— Start RECORDED INFORMATION —
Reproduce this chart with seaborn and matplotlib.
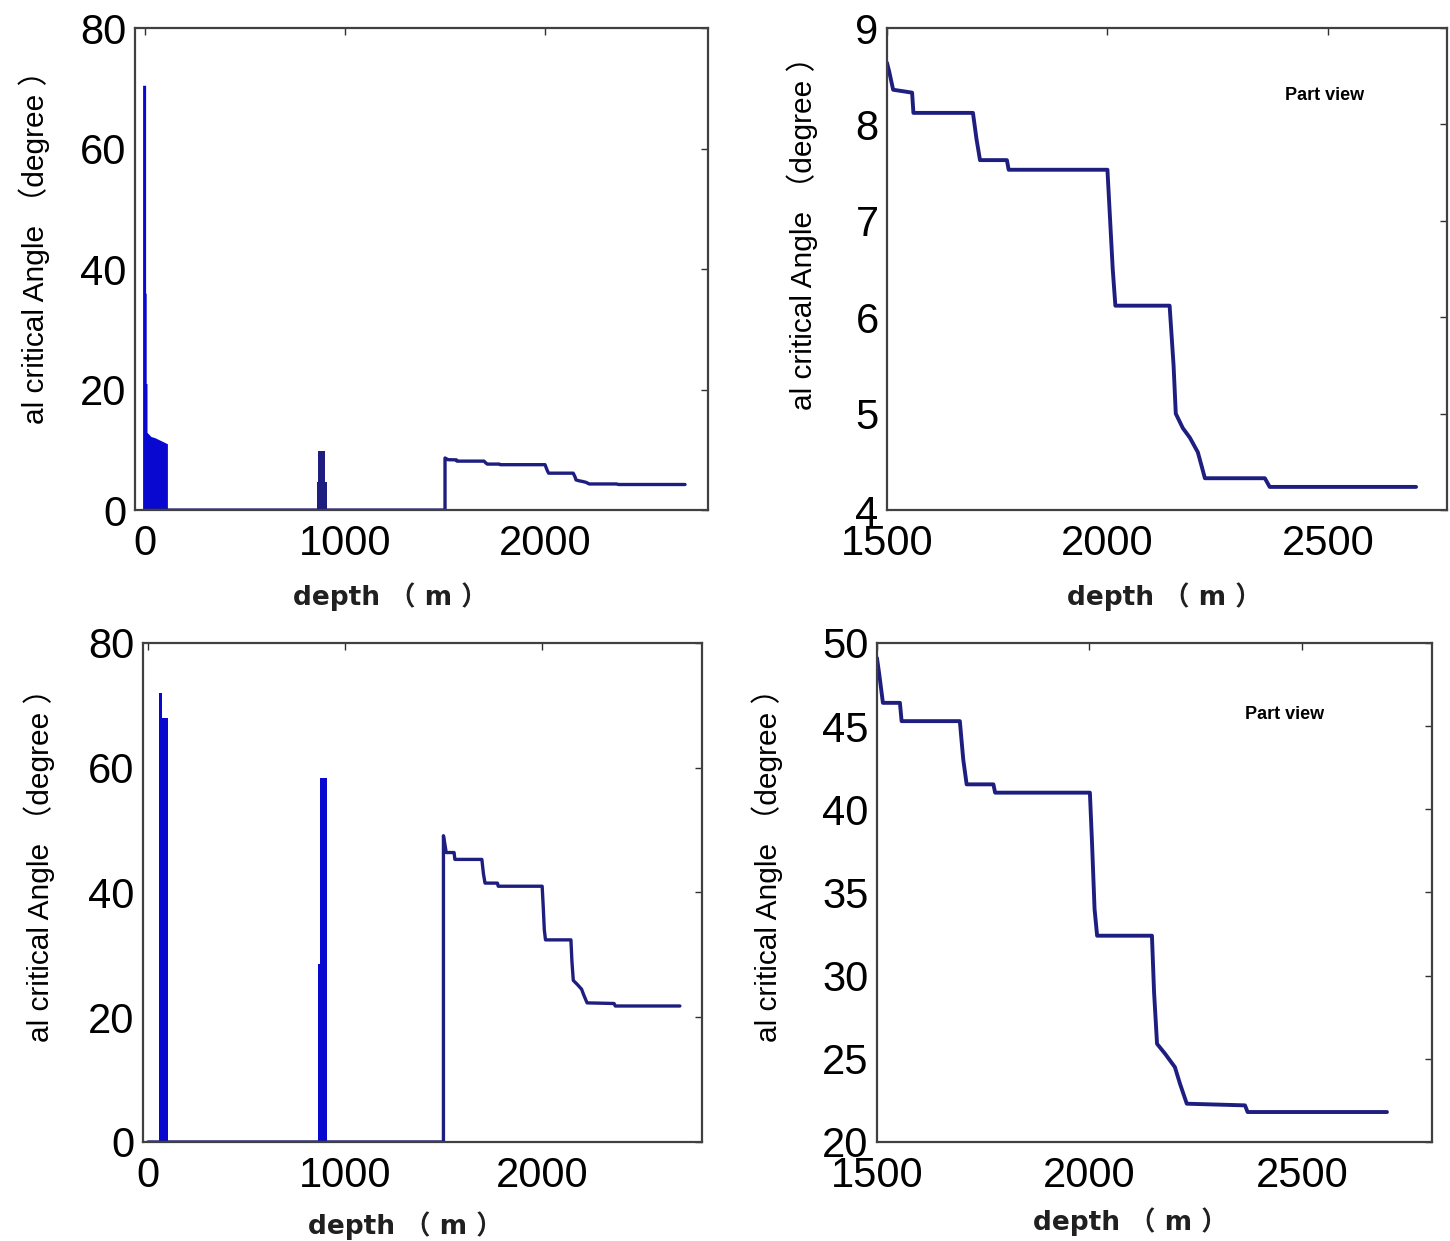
import matplotlib
matplotlib.use("Agg")
import matplotlib.pyplot as plt
import seaborn as sns

sns.set_style("white")
plt.rcParams['font.family'] = ['Liberation Sans', 'Noto Sans CJK SC', 'DejaVu Sans']

# stair part of the first angle curve (depth m, degree)
depth_a = [1500, 1505, 1514, 1557, 1560, 1695, 1703, 1711, 1772, 1776, 2000, 2005,
           2012, 2018, 2141, 2150, 2155, 2171, 2187, 2205, 2214, 2221, 2357, 2368, 2700]
angle_a = [8.64, 8.55, 8.36, 8.33, 8.12, 8.12, 7.85, 7.63, 7.63, 7.53, 7.53, 7.1,
           6.5, 6.12, 6.12, 5.5, 5.0, 4.85, 4.75, 4.6, 4.45, 4.33, 4.33, 4.24, 4.24]

# stair part of the second angle curve
depth_b = [1500, 1506, 1514, 1554, 1558, 1695, 1703, 1711, 1774, 1778, 2001, 2006,
           2012, 2018, 2147, 2152, 2159, 2178, 2201, 2213, 2229, 2366, 2372, 2700]
angle_b = [49.1, 48.0, 46.4, 46.4, 45.3, 45.3, 43.0, 41.5, 41.5, 41.0, 41.0, 38.0,
           34.0, 32.4, 32.4, 29.0, 25.9, 25.3, 24.5, 23.5, 22.3, 22.2, 21.8, 21.8]

# shallow part (zero until 1500 m)
shallow_depth = [0, 1500]
shallow_angle = [0, 0]

# dense spikes, drawn as filled envelopes
spike_a1_depth = [-12, 3, 3, 6, 6, 10, 10, 30, 50, 75, 100, 112]
spike_a1_top = [70.5, 70.5, 36, 36, 21, 21, 12.9, 12.2, 12.0, 11.6, 11.2, 11.0]
spike_a2_depth = [860, 865, 865, 900, 900, 910]
spike_a2_top = [4.6, 4.6, 9.8, 9.8, 4.6, 4.6]
spike_b1_depth = [56, 72, 72, 101]
spike_b1_top = [72, 72, 68, 68]
spike_b2_depth = [863, 872, 872, 909]
spike_b2_top = [28.5, 28.5, 58.3, 58.3]

line_col = '#1e1e80'
fill_col = '#0808d0'
ylab = 'al critical Angle （degree ）'
xlab = 'depth （ m ）'

fig = plt.figure(figsize=(14.5, 12.41), dpi=100)
ax_tl = fig.add_axes([0.0931, 0.5890, 0.3952, 0.3884])
ax_tr = fig.add_axes([0.6117, 0.5890, 0.3862, 0.3884])
ax_bl = fig.add_axes([0.0986, 0.0798, 0.3855, 0.4021])
ax_br = fig.add_axes([0.6048, 0.0798, 0.3828, 0.4021])

# full views
sns.lineplot(x=shallow_depth + depth_a, y=shallow_angle + angle_a, ax=ax_tl,
             sort=False, estimator=None, color=line_col, lw=2.4)
ax_tl.fill_between(spike_a1_depth, 0, spike_a1_top, color=fill_col, lw=0)
ax_tl.fill_between(spike_a2_depth, 0, spike_a2_top, color=line_col, lw=0)

sns.lineplot(x=shallow_depth + depth_b, y=shallow_angle + angle_b, ax=ax_bl,
             sort=False, estimator=None, color=line_col, lw=2.4)
ax_bl.fill_between(spike_b1_depth, 0, spike_b1_top, color=fill_col, lw=0)
ax_bl.fill_between(spike_b2_depth, 0, spike_b2_top, color=fill_col, lw=0)

# part views
sns.lineplot(x=depth_a, y=angle_a, ax=ax_tr, sort=False, estimator=None,
             color=line_col, lw=2.8)
sns.lineplot(x=depth_b, y=angle_b, ax=ax_br, sort=False, estimator=None,
             color=line_col, lw=2.8)

ax_tl.set_xlim(-50, 2815)
ax_tl.set_ylim(0, 80)
ax_tl.set_yticks([0, 20, 40, 60, 80])
ax_tl.set_xticks([0, 1000, 2000])

ax_bl.set_xlim(-25, 2812)
ax_bl.set_ylim(0, 80)
ax_bl.set_yticks([0, 20, 40, 60, 80])
ax_bl.set_xticks([0, 1000, 2000])

ax_tr.set_xlim(1500, 2770)
ax_tr.set_ylim(4, 9)
ax_tr.set_yticks([4, 5, 6, 7, 8, 9])
ax_tr.set_xticks([1500, 2000, 2500])

ax_br.set_xlim(1500, 2806)
ax_br.set_ylim(20, 50)
ax_br.set_yticks([20, 25, 30, 35, 40, 45, 50])
ax_br.set_xticks([1500, 2000, 2500])

ax_tr.text(2493, 8.3, 'Part view', fontsize=13, fontweight='bold', ha='center',
           va='center', color='black')
ax_br.text(2460, 45.7, 'Part view', fontsize=13, fontweight='bold', ha='center',
           va='center', color='black')

label_pos = {
    'tl': (ax_tl, (-0.148, 0.56), (0.445, -0.149)),
    'tr': (ax_tr, (-0.123, 0.59), (0.496, -0.149)),
    'bl': (ax_bl, (-0.157, 0.57), (0.469, -0.138)),
    'br': (ax_br, (-0.169, 0.57), (0.456, -0.130)),
}
for key, (ax, ypos, xpos) in label_pos.items():
    ax.set_ylabel(ylab, fontsize=21.5, color='black')
    ax.set_xlabel(xlab, fontsize=19, fontweight='bold', color='#202020',
                  family=['DejaVu Sans', 'Noto Sans CJK SC'])
    ax.yaxis.set_label_coords(*ypos)
    ax.xaxis.set_label_coords(*xpos)
    ax.tick_params(direction='in', top=True, right=True, length=5, width=1,
                   labelsize=30, color='#303030', labelcolor='black')
    ax.tick_params(axis='x', pad=10)
    ax.tick_params(axis='y', pad=6)
    for s in ax.spines.values():
        s.set_visible(True)
        s.set_color('#404040')
        s.set_linewidth(1.6)

fig.savefig('out.png', dpi=100)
— End RECORDED INFORMATION —
Make an exact reproduction of the listing above, without any pictures.

Reproduce this chart with seaborn and matplotlib.
import matplotlib
matplotlib.use("Agg")
import matplotlib.pyplot as plt
import seaborn as sns

sns.set_style("white")
plt.rcParams['font.family'] = ['Liberation Sans', 'Noto Sans CJK SC', 'DejaVu Sans']

# stair part of the first angle curve (depth m, degree)
depth_a = [1500, 1505, 1514, 1557, 1560, 1695, 1703, 1711, 1772, 1776, 2000, 2005,
           2012, 2018, 2141, 2150, 2155, 2171, 2187, 2205, 2214, 2221, 2357, 2368, 2700]
angle_a = [8.64, 8.55, 8.36, 8.33, 8.12, 8.12, 7.85, 7.63, 7.63, 7.53, 7.53, 7.1,
           6.5, 6.12, 6.12, 5.5, 5.0, 4.85, 4.75, 4.6, 4.45, 4.33, 4.33, 4.24, 4.24]

# stair part of the second angle curve
depth_b = [1500, 1506, 1514, 1554, 1558, 1695, 1703, 1711, 1774, 1778, 2001, 2006,
           2012, 2018, 2147, 2152, 2159, 2178, 2201, 2213, 2229, 2366, 2372, 2700]
angle_b = [49.1, 48.0, 46.4, 46.4, 45.3, 45.3, 43.0, 41.5, 41.5, 41.0, 41.0, 38.0,
           34.0, 32.4, 32.4, 29.0, 25.9, 25.3, 24.5, 23.5, 22.3, 22.2, 21.8, 21.8]

# shallow part (zero until 1500 m)
shallow_depth = [0, 1500]
shallow_angle = [0, 0]

# dense spikes, drawn as filled envelopes
spike_a1_depth = [-12, 3, 3, 6, 6, 10, 10, 30, 50, 75, 100, 112]
spike_a1_top = [70.5, 70.5, 36, 36, 21, 21, 12.9, 12.2, 12.0, 11.6, 11.2, 11.0]
spike_a2_depth = [860, 865, 865, 900, 900, 910]
spike_a2_top = [4.6, 4.6, 9.8, 9.8, 4.6, 4.6]
spike_b1_depth = [56, 72, 72, 101]
spike_b1_top = [72, 72, 68, 68]
spike_b2_depth = [863, 872, 872, 909]
spike_b2_top = [28.5, 28.5, 58.3, 58.3]

line_col = '#1e1e80'
fill_col = '#0808d0'
ylab = 'al critical Angle （degree ）'
xlab = 'depth （ m ）'

fig = plt.figure(figsize=(14.5, 12.41), dpi=100)
ax_tl = fig.add_axes([0.0931, 0.5890, 0.3952, 0.3884])
ax_tr = fig.add_axes([0.6117, 0.5890, 0.3862, 0.3884])
ax_bl = fig.add_axes([0.0986, 0.0798, 0.3855, 0.4021])
ax_br = fig.add_axes([0.6048, 0.0798, 0.3828, 0.4021])

# full views
sns.lineplot(x=shallow_depth + depth_a, y=shallow_angle + angle_a, ax=ax_tl,
             sort=False, estimator=None, color=line_col, lw=2.4)
ax_tl.fill_between(spike_a1_depth, 0, spike_a1_top, color=fill_col, lw=0)
ax_tl.fill_between(spike_a2_depth, 0, spike_a2_top, color=line_col, lw=0)

sns.lineplot(x=shallow_depth + depth_b, y=shallow_angle + angle_b, ax=ax_bl,
             sort=False, estimator=None, color=line_col, lw=2.4)
ax_bl.fill_between(spike_b1_depth, 0, spike_b1_top, color=fill_col, lw=0)
ax_bl.fill_between(spike_b2_depth, 0, spike_b2_top, color=fill_col, lw=0)

# part views
sns.lineplot(x=depth_a, y=angle_a, ax=ax_tr, sort=False, estimator=None,
             color=line_col, lw=2.8)
sns.lineplot(x=depth_b, y=angle_b, ax=ax_br, sort=False, estimator=None,
             color=line_col, lw=2.8)

ax_tl.set_xlim(-50, 2815)
ax_tl.set_ylim(0, 80)
ax_tl.set_yticks([0, 20, 40, 60, 80])
ax_tl.set_xticks([0, 1000, 2000])

ax_bl.set_xlim(-25, 2812)
ax_bl.set_ylim(0, 80)
ax_bl.set_yticks([0, 20, 40, 60, 80])
ax_bl.set_xticks([0, 1000, 2000])

ax_tr.set_xlim(1500, 2770)
ax_tr.set_ylim(4, 9)
ax_tr.set_yticks([4, 5, 6, 7, 8, 9])
ax_tr.set_xticks([1500, 2000, 2500])

ax_br.set_xlim(1500, 2806)
ax_br.set_ylim(20, 50)
ax_br.set_yticks([20, 25, 30, 35, 40, 45, 50])
ax_br.set_xticks([1500, 2000, 2500])

ax_tr.text(2493, 8.3, 'Part view', fontsize=13, fontweight='bold', ha='center',
           va='center', color='black')
ax_br.text(2460, 45.7, 'Part view', fontsize=13, fontweight='bold', ha='center',
           va='center', color='black')

label_pos = {
    'tl': (ax_tl, (-0.148, 0.56), (0.445, -0.149)),
    'tr': (ax_tr, (-0.123, 0.59), (0.496, -0.149)),
    'bl': (ax_bl, (-0.157, 0.57), (0.469, -0.138)),
    'br': (ax_br, (-0.169, 0.57), (0.456, -0.130)),
}
for key, (ax, ypos, xpos) in label_pos.items():
    ax.set_ylabel(ylab, fontsize=21.5, color='black')
    ax.set_xlabel(xlab, fontsize=19, fontweight='bold', color='#202020',
                  family=['DejaVu Sans', 'Noto Sans CJK SC'])
    ax.yaxis.set_label_coords(*ypos)
    ax.xaxis.set_label_coords(*xpos)
    ax.tick_params(direction='in', top=True, right=True, length=5, width=1,
                   labelsize=30, color='#303030', labelcolor='black')
    ax.tick_params(axis='x', pad=10)
    ax.tick_params(axis='y', pad=6)
    for s in ax.spines.values():
        s.set_visible(True)
        s.set_color('#404040')
        s.set_linewidth(1.6)

fig.savefig('out.png', dpi=100)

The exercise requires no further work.